* _DATA SHOWN_
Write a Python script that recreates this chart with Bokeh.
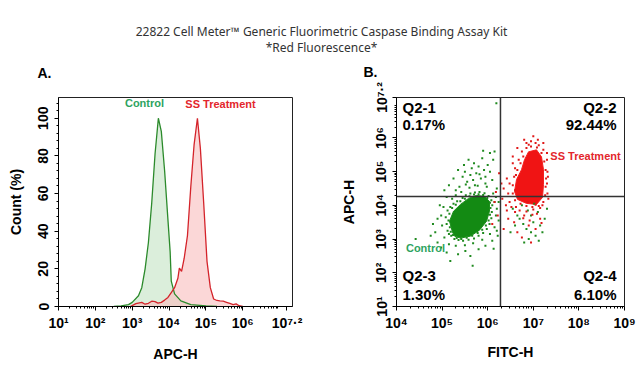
from bokeh.plotting import figure
from bokeh.layouts import column, row
from bokeh.models import Range1d, FixedTicker, CustomJSTickFormatter, Label, Span
from bokeh.embed import file_html
from bokeh.resources import INLINE

# ---------------- data ----------------
TITLE_1 = "22822 Cell Meter™ Generic Fluorimetric Caspase Binding Assay Kit"
TITLE_2 = "*Red Fluorescence*"
PANEL_TAGS = ["A.", "B."]

# Panel A: histogram, x given as log10(APC-H), y = Count (%)
ctrl_log = [2.5, 2.7, 2.9, 3.0, 3.17, 3.26, 3.35, 3.44, 3.53, 3.62, 3.71, 3.79, 3.88,
            3.97, 4.03, 4.06, 4.15, 4.32, 4.59, 5.0, 5.3]
ctrl_cnt = [0, 0.3, 1.0, 2.2, 5.7, 10, 20, 34, 55, 81, 100, 93, 72,
            46, 29, 13.5, 6.7, 3, 1, 0.3, 0]
ss_log = [2.95, 3.0, 3.1, 3.26, 3.35, 3.44, 3.53, 3.62, 3.7, 3.79, 3.88, 3.97, 4.06,
          4.15, 4.24, 4.28, 4.34, 4.41, 4.50, 4.59, 4.68, 4.77, 4.85, 4.94, 5.03,
          5.12, 5.21, 5.3, 5.38, 5.47, 5.56, 5.65, 5.74, 5.82, 5.9, 6.0]
ss_cnt = [0, 0.5, 1.5, 2.2, 1.2, 1.7, 2.8, 2.6, 1.8, 2.2, 3.4, 4.8, 7.4,
          10, 15, 20.4, 18.6, 25.5, 37.7, 63.6, 86, 100, 84, 55, 24,
          10, 4, 3.2, 3.0, 2.8, 2.2, 1.6, 1.0, 1.4, 0.4, 0]

A_x_ticks = [1, 2, 3, 4, 5, 6, 7.2]          # log10 tick values
A_y_ticks = [0, 20, 40, 60, 80, 100]

# Panel B: dot plot, log10(FITC-H) vs log10(APC-H)
gate_x_log = 6.28
gate_y_log = 4.26
B_x_ticks = [4, 5, 6, 7, 8, 9]
B_y_ticks = [1, 2, 3, 4, 5, 6, 7.2]
quad_names = ["Q2-1", "Q2-2", "Q2-3", "Q2-4"]
quad_pcts = ["0.17%", "92.44%", "1.30%", "6.10%"]

green_core_lx = [5.228, 5.162, 5.250, 5.404, 5.579, 5.754, 5.930, 6.039, 6.039, 5.974,
                 5.820, 5.623, 5.404, 5.272]
green_core_ly = [3.206, 3.529, 3.824, 4.029, 4.206, 4.294, 4.265, 4.118, 3.824, 3.529,
                 3.265, 3.088, 3.029, 3.088]
red_core_lx = [6.895, 7.070, 7.180, 7.224, 7.224, 7.202, 7.070, 6.851, 6.654, 6.588,
               6.632, 6.741, 6.807]
red_core_ly = [5.588, 5.647, 5.441, 5.059, 4.618, 4.235, 4.029, 4.059, 4.176, 4.412,
               4.765, 5.059, 5.353]

green_dot_lx = [5.12, 5.10, 5.08, 5.12, 5.18, 5.25, 5.33, 5.45, 5.52, 5.62, 5.72, 5.82, 5.93,
                6.02, 6.08, 6.10, 6.09, 6.08, 6.04, 5.98, 5.90, 5.80, 5.70, 5.58, 5.46, 5.36,
                5.27, 5.20, 5.15,
                5.00, 4.98, 5.03, 5.05, 5.15, 5.30, 5.50, 5.68, 5.88, 6.05, 6.15, 6.18, 6.15,
                6.12, 5.98, 5.78, 5.60, 5.42, 5.30, 5.22,
                5.55, 5.68, 5.85, 5.75, 5.62, 5.92, 5.50, 5.80, 5.70, 6.00, 5.88, 6.05, 5.45,
                5.38, 6.10, 6.20, 5.95,
                4.42, 5.18, 5.51, 5.67, 6.13, 4.85, 4.90, 6.22, 6.20, 6.19,
                6.55, 6.70, 6.85, 7.00, 7.10, 7.20, 6.90, 6.75, 7.05, 6.95, 7.25, 6.60, 6.80,
                7.15, 6.88, 7.02, 6.65, 7.30, 6.95, 6.78, 7.12, 6.50,
                5.05, 5.15, 5.25, 5.35, 5.48, 5.58, 5.65, 5.72, 5.82, 5.95, 6.05, 6.12, 6.15,
                5.90, 5.52, 5.30, 5.10, 4.95, 4.90, 4.80, 4.75, 4.98, 5.10, 5.35, 5.62, 5.80,
                5.95, 6.10, 6.20, 6.24, 6.24, 6.18,
                5.17, 5.14, 5.16, 5.22, 5.30, 5.40, 5.50, 5.60, 5.70, 5.80, 5.90, 5.99, 6.05,
                6.06, 6.05, 6.02, 5.96, 5.88, 5.78, 5.66, 5.54, 5.42, 5.32, 5.24, 5.19]
green_dot_ly = [3.25, 3.45, 3.65, 3.85, 3.95, 4.05, 4.12, 4.22, 4.30, 4.35, 4.38, 4.40, 4.36,
                4.28, 4.15, 4.00, 3.80, 3.62, 3.45, 3.30, 3.18, 3.10, 3.02, 2.98, 2.95, 2.97,
                3.00, 3.10, 3.15,
                3.40, 3.70, 3.95, 3.05, 2.85, 2.80, 2.82, 2.88, 2.98, 3.15, 3.35, 3.70, 4.10,
                4.35, 4.55, 4.58, 4.52, 4.40, 4.30, 4.20,
                4.70, 4.75, 4.80, 4.95, 4.90, 5.05, 5.00, 5.15, 5.25, 5.20, 5.40, 5.55, 4.85,
                4.55, 4.75, 4.50, 4.65,
                3.00, 2.35, 2.65, 2.21, 2.71, 3.20, 2.90, 3.10, 3.90, 7.03,
                3.90, 3.60, 3.30, 3.50, 3.80, 3.20, 3.00, 4.00, 3.10, 3.70, 3.60, 3.40, 2.90,
                3.40, 3.85, 4.05, 3.70, 3.90, 3.20, 3.45, 2.95, 3.20,
                4.45, 4.60, 4.80, 5.05, 5.20, 5.35, 5.10, 4.60, 4.92, 4.85, 5.00, 5.35, 5.60,
                5.62, 4.62, 4.45, 4.25, 4.00, 3.60, 3.45, 3.10, 2.75, 2.60, 2.55, 2.50, 2.70,
                2.80, 2.95, 3.25, 3.55, 4.10, 4.25,
                3.35, 3.55, 3.75, 3.92, 4.02, 4.12, 4.20, 4.27, 4.32, 4.33, 4.31, 4.22, 4.08,
                3.92, 3.72, 3.55, 3.40, 3.28, 3.18, 3.10, 3.04, 3.00, 3.03, 3.12, 3.22]

red_dot_lx = [6.85, 6.95, 7.08, 7.18, 7.24, 7.27, 7.28, 7.27, 7.26, 7.22, 7.12, 6.98, 6.85,
              6.72, 6.60, 6.55, 6.55, 6.58, 6.65, 6.72, 6.78,
              6.95, 7.05, 7.12, 6.85, 7.22, 6.75, 7.30, 6.68, 7.31, 6.60, 7.30, 6.48, 6.45,
              7.31, 6.48, 6.40, 6.35, 6.32, 6.55, 6.62,
              6.60, 6.80, 7.00, 7.15, 6.90, 6.65, 6.45, 6.35, 7.05, 6.75, 6.95, 6.52, 7.20,
              6.88, 6.70, 7.08, 6.42, 6.92, 6.58,
              6.15, 6.22, 6.10, 6.18, 6.25,
              6.80, 7.00, 7.10, 6.90, 7.22, 6.65, 6.55, 7.30, 7.32, 7.33, 6.42, 6.30, 6.60,
              6.98, 7.15, 6.78, 7.05, 6.62, 6.85, 7.18]
red_dot_ly = [5.70, 5.75, 5.72, 5.55, 5.30, 5.05, 4.80, 4.55, 4.30, 4.10, 3.98, 3.95, 3.98,
              4.05, 4.15, 4.35, 4.60, 4.85, 5.05, 5.25, 5.45,
              5.90, 5.85, 5.78, 5.85, 5.65, 5.60, 5.35, 5.35, 5.00, 5.10, 4.65, 4.65, 4.35,
              4.35, 4.10, 4.00, 4.50, 4.20, 5.25, 4.90,
              3.80, 3.70, 3.88, 3.60, 3.40, 3.20, 3.60, 3.30, 3.30, 3.05, 2.90, 3.95, 4.00,
              4.10, 3.85, 3.75, 3.85, 3.55, 3.50,
              4.10, 3.70, 3.45, 4.40, 4.95,
              5.95, 6.05, 5.95, 5.80, 5.85, 5.70, 5.45, 5.55, 4.85, 4.20, 4.80, 4.65, 4.45,
              3.72, 3.92, 3.62, 4.02, 3.95, 3.82, 3.48]

# ---------------- helpers ----------------
FONT = "Liberation Sans"
GREEN_LINE = "#2b8a2b"
RED_LINE = "#d4232a"
GREEN_TXT = "#2ea35f"
RED_TXT = "#e3262c"

sup_js = """
const sup = {"0":"\u2070","1":"\u00b9","2":"\u00b2","3":"\u00b3","4":"\u2074","5":"\u2075",
             "6":"\u2076","7":"\u2077","8":"\u2078","9":"\u2079",".":"\u00b7"};
const e = Math.round(Math.log10(tick) * 10) / 10;
return "10" + String(e).split("").map(c => sup[c]).join("");
"""


def pw(vals):
    return [10 ** v for v in vals]


def log_minor(lo, hi):
    out = []
    for d in range(int(lo), int(hi) + 1):
        for k in range(2, 10):
            v = k * 10 ** d
            if 10 ** lo < v < 10 ** hi:
                out.append(v)
    return out


def style(p):
    p.grid.visible = False
    p.outline_line_color = "#222222"
    p.outline_line_width = 1
    p.background_fill_color = "white"
    p.border_fill_color = "white"
    for ax in p.axis:
        ax.axis_line_color = "black"
        ax.axis_line_width = 1
        ax.major_tick_line_color = "black"
        ax.minor_tick_line_color = "black"
        ax.major_tick_out = 4
        ax.major_tick_in = 0
        ax.minor_tick_out = 2
        ax.minor_tick_in = 0
        ax.major_label_text_font = FONT
        ax.major_label_text_font_style = "bold"
        ax.major_label_text_font_size = "14px"
        ax.major_label_text_color = "black"
        ax.axis_label_text_font = FONT
        ax.axis_label_text_font_style = "bold"
        ax.axis_label_text_font_size = "14px"
        ax.axis_label_text_color = "black"


def lab(p, text, x, y, size="11px", color="black", align="left", font=FONT, style_="bold"):
    p.add_layout(Label(x=x, y=y, x_units="screen", y_units="screen", text=text,
                       text_font=font, text_font_style=style_, text_font_size=size,
                       text_color=color, text_align=align, text_baseline="middle"))


# ---------------- title strip (also holds the panel tags) ----------------
t = figure(width=640, height=80, toolbar_location=None, output_backend="svg",
           x_range=(0, 1), y_range=(0, 1), x_axis_location=None, y_axis_location=None,
           min_border=0)
t.grid.visible = False
t.outline_line_color = None
lab(t, TITLE_1, 321, 49, size="12px", color="#333333", align="center", font="Noto Sans", style_="normal")
lab(t, TITLE_2, 321, 33, size="12px", color="#333333", align="center", font="Noto Sans", style_="normal")
lab(t, PANEL_TAGS[0], 44, 8, size="14px", align="center")
lab(t, PANEL_TAGS[1], 370, 9, size="14px", align="center")

# ---------------- panel A ----------------
pa = figure(width=320, height=286, toolbar_location=None, output_backend="svg",
            x_axis_type="log", x_range=Range1d(10 ** 1, 10 ** 7.35), y_range=Range1d(0, 111),
            min_border_left=58, min_border_right=28, min_border_top=12, min_border_bottom=60)
style(pa)
cx = pw(ctrl_log)
sx = pw(ss_log)
pa.varea(x=cx, y1=[0] * len(cx), y2=ctrl_cnt, fill_color="#cfe8cf", fill_alpha=0.75)
pa.varea(x=sx, y1=[0] * len(sx), y2=ss_cnt, fill_color="#f9bcbc", fill_alpha=0.6)
pa.line(x=cx, y=ctrl_cnt, line_color=GREEN_LINE, line_width=1.3)
pa.line(x=sx, y=ss_cnt, line_color=RED_LINE, line_width=1.3)
pa.xaxis.ticker = FixedTicker(ticks=pw(A_x_ticks), minor_ticks=log_minor(1, 7.2))
pa.xaxis.formatter = CustomJSTickFormatter(code=sup_js)
pa.yaxis.ticker = FixedTicker(ticks=A_y_ticks, minor_ticks=[v for v in range(0, 111, 4) if v % 20])
pa.yaxis.major_label_orientation = "vertical"
pa.xaxis.axis_label = "APC-H"
pa.yaxis.axis_label = "Count (%)"
pa.xaxis.major_label_standoff = 4
pa.xaxis.axis_label_standoff = 12
pa.yaxis.major_label_standoff = 6
pa.yaxis.axis_label_standoff = 12
lab(pa, "Control", 86, 204, size="11px", color=GREEN_TXT, align="center")
lab(pa, "SS Treatment", 162, 203, size="11px", color=RED_TXT, align="center")

# ---------------- panel B ----------------
pb = figure(width=320, height=286, toolbar_location=None, output_backend="svg",
            x_axis_type="log", y_axis_type="log",
            x_range=Range1d(10 ** 4, 10 ** 9), y_range=Range1d(10 ** 1, 10 ** 7.2),
            min_border_left=76, min_border_right=16, min_border_top=17, min_border_bottom=58)
style(pb)
pb.patch(x=pw(green_core_lx), y=pw(green_core_ly), fill_color="#138a13", line_color="#1a8f1a", line_width=1)
pb.patch(x=pw(red_core_lx), y=pw(red_core_ly), fill_color="#f01414", line_color="#f52020", line_width=1)
pb.scatter(x=pw(green_dot_lx), y=pw(green_dot_ly), marker="square", size=2.0,
           fill_color="#1f8a1f", line_color=None)
pb.scatter(x=pw(red_dot_lx), y=pw(red_dot_ly), marker="square", size=2.0,
           fill_color="#e01818", line_color=None)
pb.add_layout(Span(location=10 ** gate_x_log, dimension="height", line_color="#333333", line_width=1.5))
pb.add_layout(Span(location=10 ** gate_y_log, dimension="width", line_color="#333333", line_width=1.5))
pb.xaxis.ticker = FixedTicker(ticks=pw(B_x_ticks), minor_ticks=log_minor(4, 9))
pb.yaxis.ticker = FixedTicker(ticks=pw(B_y_ticks), minor_ticks=log_minor(1, 7.2))
pb.xaxis.formatter = CustomJSTickFormatter(code=sup_js)
pb.yaxis.formatter = CustomJSTickFormatter(code=sup_js)
pb.yaxis.major_label_orientation = "vertical"
pb.xaxis.axis_label = "FITC-H"
pb.yaxis.axis_label = "APC-H"
pb.xaxis.major_label_standoff = 4
pb.xaxis.axis_label_standoff = 10
pb.yaxis.major_label_standoff = 3
pb.yaxis.axis_label_standoff = 14
lab(pb, quad_names[0], 6, 199, size="15px")
lab(pb, quad_pcts[0], 6, 182, size="15px")
lab(pb, quad_names[1], 220, 199, size="15px", align="right")
lab(pb, quad_pcts[1], 220, 182, size="15px", align="right")
lab(pb, quad_names[2], 6, 31, size="15px")
lab(pb, quad_pcts[2], 6, 12, size="15px")
lab(pb, quad_names[3], 220, 31, size="15px", align="right")
lab(pb, quad_pcts[3], 220, 12, size="15px", align="right")
lab(pb, "SS Treatment", 189, 151, size="11px", color=RED_TXT, align="center")
lab(pb, "Control", 29, 59, size="11px", color=GREEN_TXT, align="center")

layout = column(t, row(pa, pb))
open("out.html", "w").write(file_html(layout, INLINE))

* _JOB_
Leave out the pictures, then repeat the listing above exactly from its first line to the line with "from bokeh.resources import INLINE", inclusive.

* _ANSWER BELOW_
Write a Python script that recreates this chart with Bokeh.
from bokeh.plotting import figure
from bokeh.layouts import column, row
from bokeh.models import Range1d, FixedTicker, CustomJSTickFormatter, Label, Span
from bokeh.embed import file_html
from bokeh.resources import INLINE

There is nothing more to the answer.